Even in the worst financial moment of the club’s modern history,
they continue to produce and sell top talent.
It’s the engine that keeps them alive.
The real problem: costs exploded
Here’s where everything breaks:
Wage bill: €177.7m (+10%)
Amortisation: up from €56.2m to €91.1m
More spending.
More signings.
More commitments.
At the worst possible time.
EBITDA went from +€44.2m to –€47.7m.
That’s the moment where a club goes:
“We need to change direction immediately.”
And that’s exactly what they did this summer.
Summer 2025: OL hits the brakes
Lyon decided to cut costs everywhere.
Fast.
And with painful precision.
Big sales:
Cherki → Man City (€31.4m)
Benrahma → Neom SC (€11.1m)
Perri → Leeds (€13m)
Mikautadze → Villarreal (€22.6m)
Cheaper arrivals:
Morton (€10m)
Turner (€8.3m)
Sulc (€8m)
The debt issue
This is the worrying part.
€206.5m in current liabilities
Net debt: from €463.8m to €576.6m
Liquidity pressure
Payment delays
Exposure linked to other Eagle Football assets (hello Botafogo)
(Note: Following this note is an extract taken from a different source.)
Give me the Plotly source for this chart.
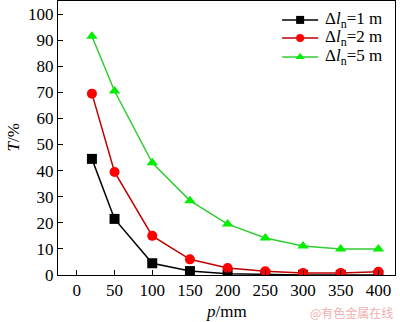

OL is not just fighting its own battles.
It’s fighting the battles of the ownership group.
This complicates everything.
So… what is OL actually doing?
If I had to summarise their strategy in one line:
They’re trying to rebuild a Champions League club… without Champions League revenue.
It’s bold.
It’s risky.
The managerial style is clear:
Spend early
Build a stronger squad
Raise long-term value
Bet on returning to European competitions
Use player trading to support the model
Adjust heavily when numbers go red
It’s ambitious.
But ambition has a price.
And OL is paying it right now.
What they need next
For Lyon to get back to stability, three things must happen:
European qualification
The difference between Lyon in or out of Europe is €30–50m per year.Debt restructuring
They need breathing room, not more pressure.A stable wage bill
If the 40% cut becomes reality, they can breathe again.
The positive sign?
First quarter of 2025/26 already shows +7% revenue growth.
Small, but important.
My take
OL is not lost.
But they’re in deep water.
You can see the outline of a good project…
young talent, smart sales, a big stadium, a clear ambition…
But the financial structure is too fragile.
If they pull it off, it will be one of the best turnarounds in Europe.
If they don’t, the debt will swallow the project before it matures.
This season will tell us everything.